* Required work
Below is a listing. Gather each line of it that contains "this".

>> Begin

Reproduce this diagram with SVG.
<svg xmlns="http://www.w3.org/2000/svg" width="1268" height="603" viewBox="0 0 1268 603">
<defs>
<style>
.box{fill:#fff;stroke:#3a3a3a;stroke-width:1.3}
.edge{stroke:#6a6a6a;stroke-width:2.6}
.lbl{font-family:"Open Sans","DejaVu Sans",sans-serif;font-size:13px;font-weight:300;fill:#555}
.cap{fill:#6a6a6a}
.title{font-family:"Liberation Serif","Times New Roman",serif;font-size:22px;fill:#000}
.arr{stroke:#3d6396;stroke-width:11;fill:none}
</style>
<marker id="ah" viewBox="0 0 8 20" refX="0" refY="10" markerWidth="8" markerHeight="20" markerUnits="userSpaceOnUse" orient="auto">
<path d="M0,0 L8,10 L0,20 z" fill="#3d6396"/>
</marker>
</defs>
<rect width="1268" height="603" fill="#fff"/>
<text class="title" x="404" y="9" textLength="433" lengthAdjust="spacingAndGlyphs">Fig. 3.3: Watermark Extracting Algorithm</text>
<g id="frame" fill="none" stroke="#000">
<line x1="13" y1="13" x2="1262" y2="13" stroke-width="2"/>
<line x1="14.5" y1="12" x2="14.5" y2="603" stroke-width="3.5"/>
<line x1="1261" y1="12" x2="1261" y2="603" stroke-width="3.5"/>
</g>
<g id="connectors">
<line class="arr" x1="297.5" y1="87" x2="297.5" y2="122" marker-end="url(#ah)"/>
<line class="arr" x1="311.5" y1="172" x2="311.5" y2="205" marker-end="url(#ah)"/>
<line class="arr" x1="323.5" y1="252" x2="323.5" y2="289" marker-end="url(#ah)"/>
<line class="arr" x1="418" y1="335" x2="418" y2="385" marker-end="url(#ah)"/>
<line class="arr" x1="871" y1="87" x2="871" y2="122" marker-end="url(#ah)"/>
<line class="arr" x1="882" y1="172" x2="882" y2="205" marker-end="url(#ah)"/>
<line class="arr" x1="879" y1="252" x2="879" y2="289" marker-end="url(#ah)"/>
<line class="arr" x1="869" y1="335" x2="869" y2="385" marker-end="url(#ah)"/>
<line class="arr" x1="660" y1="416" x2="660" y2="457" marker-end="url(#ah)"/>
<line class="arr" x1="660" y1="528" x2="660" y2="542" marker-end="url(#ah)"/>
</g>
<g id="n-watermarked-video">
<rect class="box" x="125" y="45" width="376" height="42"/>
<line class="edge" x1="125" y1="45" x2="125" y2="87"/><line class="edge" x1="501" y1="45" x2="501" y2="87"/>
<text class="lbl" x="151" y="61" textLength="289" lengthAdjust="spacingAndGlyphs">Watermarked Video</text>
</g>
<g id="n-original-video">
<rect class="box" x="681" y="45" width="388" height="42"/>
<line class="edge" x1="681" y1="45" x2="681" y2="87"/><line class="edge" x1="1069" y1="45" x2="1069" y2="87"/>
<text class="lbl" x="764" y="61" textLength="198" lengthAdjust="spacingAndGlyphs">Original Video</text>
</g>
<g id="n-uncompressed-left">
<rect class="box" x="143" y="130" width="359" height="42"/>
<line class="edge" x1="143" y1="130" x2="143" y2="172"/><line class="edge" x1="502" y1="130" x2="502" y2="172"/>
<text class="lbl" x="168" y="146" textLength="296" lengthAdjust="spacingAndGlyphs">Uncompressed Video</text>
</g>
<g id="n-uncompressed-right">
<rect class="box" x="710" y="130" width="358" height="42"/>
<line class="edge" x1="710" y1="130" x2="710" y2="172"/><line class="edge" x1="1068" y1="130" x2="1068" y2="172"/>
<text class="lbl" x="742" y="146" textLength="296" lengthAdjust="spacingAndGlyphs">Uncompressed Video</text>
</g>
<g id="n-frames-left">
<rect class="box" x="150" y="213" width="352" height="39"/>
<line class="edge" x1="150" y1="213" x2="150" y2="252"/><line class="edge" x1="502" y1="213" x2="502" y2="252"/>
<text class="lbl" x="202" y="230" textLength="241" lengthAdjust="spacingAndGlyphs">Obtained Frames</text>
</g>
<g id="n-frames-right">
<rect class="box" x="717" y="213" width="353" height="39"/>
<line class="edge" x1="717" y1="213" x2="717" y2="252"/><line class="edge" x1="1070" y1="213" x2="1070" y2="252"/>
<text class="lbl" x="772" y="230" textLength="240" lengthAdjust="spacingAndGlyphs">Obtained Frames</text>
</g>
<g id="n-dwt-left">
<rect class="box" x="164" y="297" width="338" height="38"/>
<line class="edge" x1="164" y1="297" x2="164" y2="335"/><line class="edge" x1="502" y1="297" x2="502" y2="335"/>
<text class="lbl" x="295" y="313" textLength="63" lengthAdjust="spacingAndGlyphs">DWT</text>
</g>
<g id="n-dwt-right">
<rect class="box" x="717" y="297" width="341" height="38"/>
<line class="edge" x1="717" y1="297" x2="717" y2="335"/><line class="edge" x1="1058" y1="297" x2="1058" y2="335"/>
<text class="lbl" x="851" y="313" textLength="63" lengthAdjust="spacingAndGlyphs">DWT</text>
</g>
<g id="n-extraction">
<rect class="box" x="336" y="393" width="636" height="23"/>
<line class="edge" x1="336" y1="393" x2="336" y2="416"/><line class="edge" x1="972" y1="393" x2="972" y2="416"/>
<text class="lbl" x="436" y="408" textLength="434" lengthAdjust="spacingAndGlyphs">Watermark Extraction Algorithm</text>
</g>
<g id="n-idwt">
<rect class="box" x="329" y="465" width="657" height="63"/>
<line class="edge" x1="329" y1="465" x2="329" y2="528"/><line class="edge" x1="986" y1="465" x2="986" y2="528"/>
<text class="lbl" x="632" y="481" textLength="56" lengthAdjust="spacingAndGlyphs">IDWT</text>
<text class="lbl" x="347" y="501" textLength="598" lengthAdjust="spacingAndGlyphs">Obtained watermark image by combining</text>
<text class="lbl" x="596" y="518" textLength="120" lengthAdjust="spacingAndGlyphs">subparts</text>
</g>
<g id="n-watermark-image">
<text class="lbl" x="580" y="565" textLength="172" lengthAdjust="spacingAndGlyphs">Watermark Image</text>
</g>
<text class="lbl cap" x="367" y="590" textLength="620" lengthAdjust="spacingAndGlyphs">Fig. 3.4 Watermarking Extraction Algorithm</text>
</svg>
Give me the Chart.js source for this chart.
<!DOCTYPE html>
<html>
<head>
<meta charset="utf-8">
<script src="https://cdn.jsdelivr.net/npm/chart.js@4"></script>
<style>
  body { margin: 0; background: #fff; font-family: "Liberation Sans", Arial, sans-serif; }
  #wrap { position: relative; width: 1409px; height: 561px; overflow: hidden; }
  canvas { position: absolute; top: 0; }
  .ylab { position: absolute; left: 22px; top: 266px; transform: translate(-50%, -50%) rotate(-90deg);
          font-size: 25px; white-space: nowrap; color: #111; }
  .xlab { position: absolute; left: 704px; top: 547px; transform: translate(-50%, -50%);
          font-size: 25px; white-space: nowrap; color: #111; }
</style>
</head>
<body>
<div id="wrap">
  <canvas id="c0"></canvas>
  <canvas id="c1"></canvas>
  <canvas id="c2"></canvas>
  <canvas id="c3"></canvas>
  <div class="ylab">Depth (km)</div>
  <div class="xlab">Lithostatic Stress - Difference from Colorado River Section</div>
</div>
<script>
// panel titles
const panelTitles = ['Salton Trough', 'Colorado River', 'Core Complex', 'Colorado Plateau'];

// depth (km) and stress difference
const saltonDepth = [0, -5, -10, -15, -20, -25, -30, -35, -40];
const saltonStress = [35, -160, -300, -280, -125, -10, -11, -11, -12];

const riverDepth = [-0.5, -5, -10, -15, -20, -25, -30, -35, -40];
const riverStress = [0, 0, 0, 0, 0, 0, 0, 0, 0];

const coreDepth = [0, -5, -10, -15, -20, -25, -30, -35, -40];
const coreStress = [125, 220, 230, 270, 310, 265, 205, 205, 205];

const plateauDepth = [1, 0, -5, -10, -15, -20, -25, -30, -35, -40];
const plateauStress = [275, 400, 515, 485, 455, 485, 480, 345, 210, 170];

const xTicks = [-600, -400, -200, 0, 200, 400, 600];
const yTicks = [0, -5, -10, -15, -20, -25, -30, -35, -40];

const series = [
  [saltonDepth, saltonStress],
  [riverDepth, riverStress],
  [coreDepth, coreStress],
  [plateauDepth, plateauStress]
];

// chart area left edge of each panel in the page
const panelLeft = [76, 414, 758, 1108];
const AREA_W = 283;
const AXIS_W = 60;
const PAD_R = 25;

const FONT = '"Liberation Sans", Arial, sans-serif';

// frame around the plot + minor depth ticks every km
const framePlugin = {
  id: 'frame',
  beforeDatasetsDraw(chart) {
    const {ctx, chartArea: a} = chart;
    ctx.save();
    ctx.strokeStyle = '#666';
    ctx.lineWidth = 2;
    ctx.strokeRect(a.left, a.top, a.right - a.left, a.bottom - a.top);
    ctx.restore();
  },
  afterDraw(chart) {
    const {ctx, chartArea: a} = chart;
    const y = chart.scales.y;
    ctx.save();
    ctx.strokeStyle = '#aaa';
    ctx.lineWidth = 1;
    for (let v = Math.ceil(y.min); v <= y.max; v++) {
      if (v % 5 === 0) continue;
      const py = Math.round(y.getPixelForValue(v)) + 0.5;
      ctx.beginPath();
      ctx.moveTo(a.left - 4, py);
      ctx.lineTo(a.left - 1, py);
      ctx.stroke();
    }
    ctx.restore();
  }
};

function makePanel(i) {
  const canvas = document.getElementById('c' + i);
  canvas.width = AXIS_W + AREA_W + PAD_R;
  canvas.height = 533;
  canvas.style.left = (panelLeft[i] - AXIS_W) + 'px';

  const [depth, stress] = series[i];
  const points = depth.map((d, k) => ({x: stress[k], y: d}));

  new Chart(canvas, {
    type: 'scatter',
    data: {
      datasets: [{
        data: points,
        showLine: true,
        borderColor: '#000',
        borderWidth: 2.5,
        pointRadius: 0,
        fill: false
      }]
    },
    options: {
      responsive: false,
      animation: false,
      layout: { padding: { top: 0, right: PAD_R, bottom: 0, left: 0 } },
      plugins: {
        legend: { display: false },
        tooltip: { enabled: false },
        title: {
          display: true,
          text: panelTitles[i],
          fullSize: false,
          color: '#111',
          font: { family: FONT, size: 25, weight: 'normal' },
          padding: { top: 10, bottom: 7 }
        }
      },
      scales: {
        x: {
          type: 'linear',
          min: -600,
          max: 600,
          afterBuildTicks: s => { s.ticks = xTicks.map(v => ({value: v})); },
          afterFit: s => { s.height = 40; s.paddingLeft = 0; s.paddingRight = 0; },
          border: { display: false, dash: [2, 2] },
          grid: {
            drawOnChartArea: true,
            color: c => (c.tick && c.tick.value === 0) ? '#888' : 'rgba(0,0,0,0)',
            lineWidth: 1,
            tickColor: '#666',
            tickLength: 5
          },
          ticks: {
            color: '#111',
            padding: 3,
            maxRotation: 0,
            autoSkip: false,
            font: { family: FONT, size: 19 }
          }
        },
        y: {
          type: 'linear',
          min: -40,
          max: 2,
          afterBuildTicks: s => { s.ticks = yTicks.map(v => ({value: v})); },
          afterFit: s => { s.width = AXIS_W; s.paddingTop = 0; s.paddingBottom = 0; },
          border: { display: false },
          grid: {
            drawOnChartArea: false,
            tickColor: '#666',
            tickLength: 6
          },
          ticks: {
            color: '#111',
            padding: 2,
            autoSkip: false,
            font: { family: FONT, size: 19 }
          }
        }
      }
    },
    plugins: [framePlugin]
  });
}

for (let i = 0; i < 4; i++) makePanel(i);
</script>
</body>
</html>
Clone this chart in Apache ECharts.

>> End

* Exercise output
Reproduce this diagram with SVG.
Give me the Chart.js source for this chart.
Clone this chart in Apache ECharts.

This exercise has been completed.